# SLOW MacBook...very slow



## dannyrabbittang (Nov 2, 2006)

Hi guys,

So last night I restarted my MacBook after having worked spent hours in Word and Excel, cause the system's RAM distribution was getting hogged by Word/Excel. After I restarted the MacBook, I noticed that it was SLOW, at first I thought it was normal, thinking it was just because my start up apps were loading. However, after a while I realized it was just plain SLOW.

Does anyone have an idea what's wrong? And remedy for this? I mean I got spinning beach balls for every other word I typed here....


----------



## MACSPECTRUM (Oct 31, 2002)

download and run OnyX to clear all your caches

you can find OnyX via google


----------



## dannyrabbittang (Nov 2, 2006)

MACSPECTRUM said:


> download and run OnyX to clear all your caches
> 
> you can find OnyX via google


Thanks for the reply MACSPECTRUM, I tried clearing the cache's, was much/if any improvement.


----------



## MacDoc (Nov 3, 2001)

Check your Activity Monitor for GoogleUpdater activity - it was driving my Quad G5 off the chart - 100% CPU usage on one processor.


----------



## dannyrabbittang (Nov 2, 2006)

MacDoc said:


> Check your Activity Monitor for GoogleUpdater activity - it was driving my Quad G5 off the chart - 100% CPU usage on one processor.

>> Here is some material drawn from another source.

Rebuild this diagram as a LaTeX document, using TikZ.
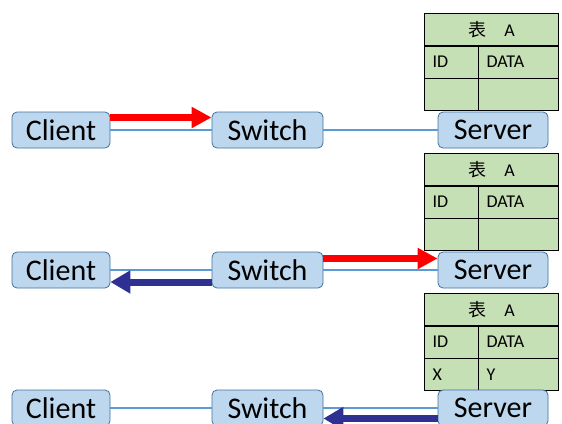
\documentclass[tikz,border=0pt]{standalone}
\usepackage{fontspec}
\setmainfont{Carlito}
\newfontfamily\cjk{Noto Sans CJK SC}
\usetikzlibrary{arrows.meta}
\definecolor{boxfill}{HTML}{BDD7EE}
\definecolor{boxline}{HTML}{41719C}
\definecolor{wirecol}{HTML}{5B9BD5}
\definecolor{tblfill}{HTML}{C5E0B4}
\definecolor{navy}{HTML}{2E3192}
\begin{document}
\begin{tikzpicture}[x=1pt,y=-1pt,
  dev/.style={draw=boxline, line width=0.8pt, fill=boxfill, rounded corners=5pt,
    minimum height=36pt, inner sep=0pt, font=\fontsize{30}{30}\selectfont},
  cli/.style={dev, minimum width=98pt},
  swi/.style={dev, minimum width=111pt},
  srv/.style={dev, minimum width=110pt},
  cell/.style={draw=black, line width=1.2pt, fill=tblfill, minimum height=32.3pt,
    inner ysep=0pt, inner xsep=8pt, anchor=north west, align=left,
    font=\fontsize{18}{18}\selectfont},
  cola/.style={cell, text width=38pt},
  colb/.style={cell, text width=64pt},
  hdr/.style={cell, text width=118pt, align=center},
  wire/.style={draw=wirecol, line width=2.6pt},
  redarrow/.style={draw=red, line width=6.5pt, -{Triangle[length=20pt,width=20pt]}},
  navyarrow/.style={draw=navy, line width=7pt, -{Triangle[length=20pt,width=22pt]}}]
\path[use as bounding box] (0,0) rectangle (562,423);
\clip (0,0) rectangle (562,423);

% tables
\foreach \r/\t in {1/13,2/153,3/293}{
  \node[hdr] (t\r h) at (424,\t) {{\cjk 表　}A};
  \node[cola] (t\r a) at (424,\t+32.3) {ID};
  \node[colb] (t\r b) at (478,\t+32.3) {DATA};
}
\node[cola] (t1c) at (424,77.6) {};
\node[colb] (t1d) at (478,77.6) {};
\node[cola] (t2c) at (424,217.6) {};
\node[colb] (t2d) at (478,217.6) {};
\node[cola] (t3c) at (424,357.6) {X};
\node[colb] (t3d) at (478,357.6) {Y};

% row 1
\node[cli] (c1) at (61,130) {Client};
\node[swi] (s1) at (267.5,130) {Switch};
\node[srv] (v1) at (493,130) {Server};
% row 2
\node[cli] (c2) at (61,270) {Client};
\node[swi] (s2) at (267.5,270) {Switch};
\node[srv] (v2) at (493,270) {Server};
% row 3
\node[cli] (c3) at (61,408) {Client};
\node[swi] (s3) at (267.5,408) {Switch};
\node[srv] (v3) at (493,408) {Server};

% wires
\foreach \r in {1,2,3}{
  \draw[wire] (c\r.east) -- (s\r.west);
  \draw[wire] (s\r.east) -- (v\r.west);
}

% arrows
\draw[redarrow] ([yshift=12.5pt]c1.east) -- ([yshift=12.5pt]s1.west);
\draw[redarrow] ([yshift=11.5pt]s2.east) -- ([yshift=11.5pt]v2.west);
\draw[navyarrow] ([yshift=-12pt]s2.west) -- ([yshift=-12pt]c2.east);
\draw[navyarrow] ([yshift=-10.5pt]v3.west) -- ([yshift=-10.5pt]s3.east);
\end{tikzpicture}
\end{document}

I don't have GoogleUpdater installed on my MacBook.


----------



## Cobalt` (Sep 29, 2007)

dannyrabbittang said:


> I don't have GoogleUpdater installed on my MacBook.


did you check your activity monitor yet?


----------



## dannyrabbittang (Nov 2, 2006)

Cobalt` said:


> did you check your activity monitor yet?


yup, pretty normal to me, less than 10% load.

I'm starting to think my HDD is about to fail, would that be a plausible reason?


----------



## Cobalt` (Sep 29, 2007)

dannyrabbittang said:


> yup, pretty normal to me, less than 10% load.
> 
> I'm starting to think my HDD is about to fail, would that be a plausible reason?


do you hear sounds (spinning sounds, loud.. things you didn't hear before)? is it slow to move files in your hard drive? how much ram do you have? ---


----------



## dannyrabbittang (Nov 2, 2006)

Cobalt` said:


> do you hear sounds (spinning sounds, loud.. things you didn't hear before)? is it slow to move files in your hard drive? how much ram do you have? ---


Well I don't hear anything abnormal right now, but a few months ago I thought I heard some clicking but wasn't sure if it was clicking or not, but things seemed smooth after that. When I put my hear against my MacBook to where the HDD is I can hear regular spinning. Moving files on and off of the HDD is extremely slow, and I have 2GB of RAM.


----------



## MacDoc (Nov 3, 2001)

Yes very plausible - do you have an external?


----------



## dannyrabbittang (Nov 2, 2006)

MacDoc said:


> Yes very plausible - do you have an external?


I'm just about to copy my backup image onto my external.


----------



## dannyrabbittang (Nov 2, 2006)

dannyrabbittang said:


> I'm just about to copy my backup image onto my external.


Okay, so spontaneously, everything's back in working order, full speed, no 'lag'... does this indicate it was a HDD problem? or was it just RAM hanging up all over the place?


----------



## Orion (Apr 16, 2004)

It could be that, for some reason, the Spotlight Index was reset and the machine was re-indexing your drive. Extremely disk intensive and will slow down the fastest machine. I'm only guessing, but it's all I can think of at the moment.


----------